The U.S. dollar continues to exhibit strength as global policy evolves. With the Group of 20 meeting set to commence this weekend in Cairns, Australia, the big question on investors minds is straightforward: If the accommodative policy baton has been passed by the U.S. to the rest of the developed world, when will the financial assets of those nations win favor over U.S. markets in response?
The European Central Bank has shifted to a stance, supported by recent European Union political rhetoric, that will see the name of the game in Europe change from austerity to accommodation in a quest for growth. The case for more action by ECB policymakers was bolstered yesterday by the OECDs downbeat forecasts for both regional European and global growth levels. Over in Osaka, Bank of Japan governor Haruhiko Kuroda reiterated his commitment to the present course of easing in a speech today, despite rising concerns among some business leaders over the impact of a falling yen on import costs. The Federal Markets Open Committee statement this week is expected to produce no significant shift in rate guidance, but the writing appears to be on the wall for U.S. policy as the economy continues to expand steadily.
With a strengthening currency and tightening on the horizon, common sense would seem to dictate that U.S. stocks and bonds will lose their luster relative to those of economies where the printing presses are in rapid motion, with Treasuries appearing to be the most vulnerable. Investors looking for a canary in the coal mine for this shift in investment regimes may focus on gold, which traditionally has exhibited an inverse relationship with the dollar. Selling pressure has failed to arrive in recent bullion trading sessions, however, potentially indicating that any sea change for market-risk narratives has yet to occur.
Scottish independence referendum still a toss-up. In the lead-up to Thursdays vote on Scotlands independence from the rest of the U.K., polling indicates a very close race with a narrow lead by those opposing secession.

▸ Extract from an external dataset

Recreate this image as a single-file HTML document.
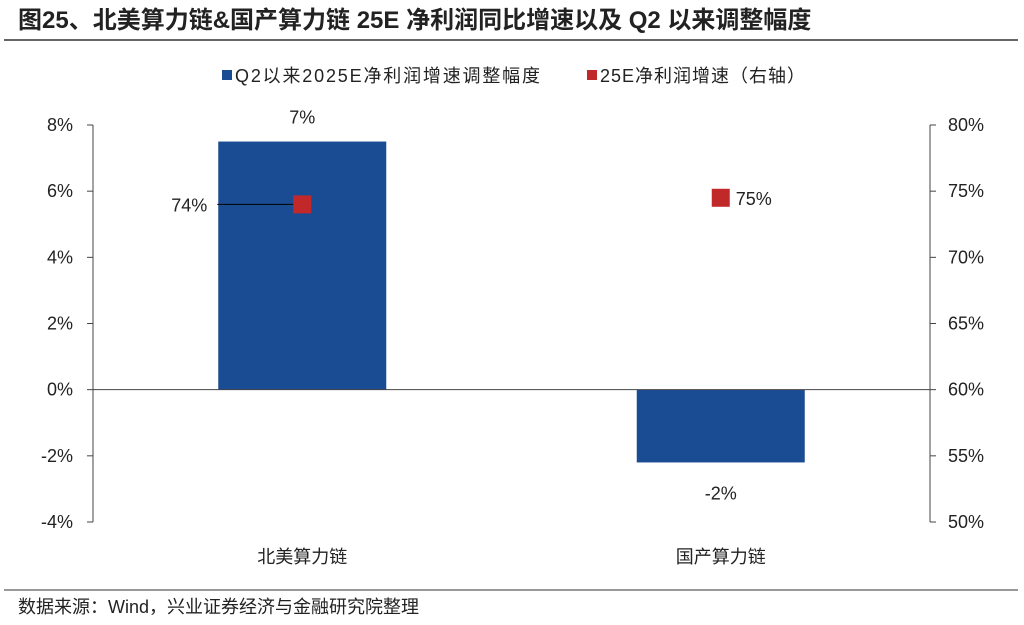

With concerns over the potential breakaway weighing on the pound sterling, it is noteworthy that today is the 22nd anniversary that the U.K. capitulated to market pressures and withdrew its currency from the European Exchange Rate Mechanism. The so-called Black Wednesday yielded massive profits for speculators including funds managed by George Soros, which were said at the time to have realized gains in excess of $1 billion. Last week Soros published an essay urging Scottish voters to reject independence for geopolitical and economic reasons.
Prices in the U.K. hold steady. August consumer inflation data released by the Office for National Statistics today registered at multiyear lows with the headline index at an annualized 1.5 percent and the food subindex at a contraction of 1.1 percent. Core inflation showed a marginal uptick to an annualized 1.9 percent. This fresh information supports Bank of England governor Mark Carneys stance that prices remain benign despite accommodative policy measures, providing bank policymakers more room to maneuver.
German confidence wanes. The September ZEW economic sentiment index fared better than consensus forecasts at 6.9, versus 8.6 in August. While, in general, economists polled were less negative than anticipated, the current situation measure dipped to 25.4 from a prior 44.3, as geopolitical concerns cast a shadow over near-term prospects.
Investment flows into China slow down. China Ministry of Commerce August foreign direct investment figures released today indicated a multiyear low for external capital inflows in China. At $7.2 billion for the month, the total was 14 percent lower than the same month last year, following a 17 percent year-over-year drop in August, and the third consecutive monthly decline.
U.S. price index gearing up to leave the factory gate. U.S. August producer price inflation levels are due to be released this morning. Consensus forecasts are for a flat reading on a month-over-month basis for the headline index, as energy costs track sideways. Core prices, excluding food and energy, are forecast to expand modestly for the period.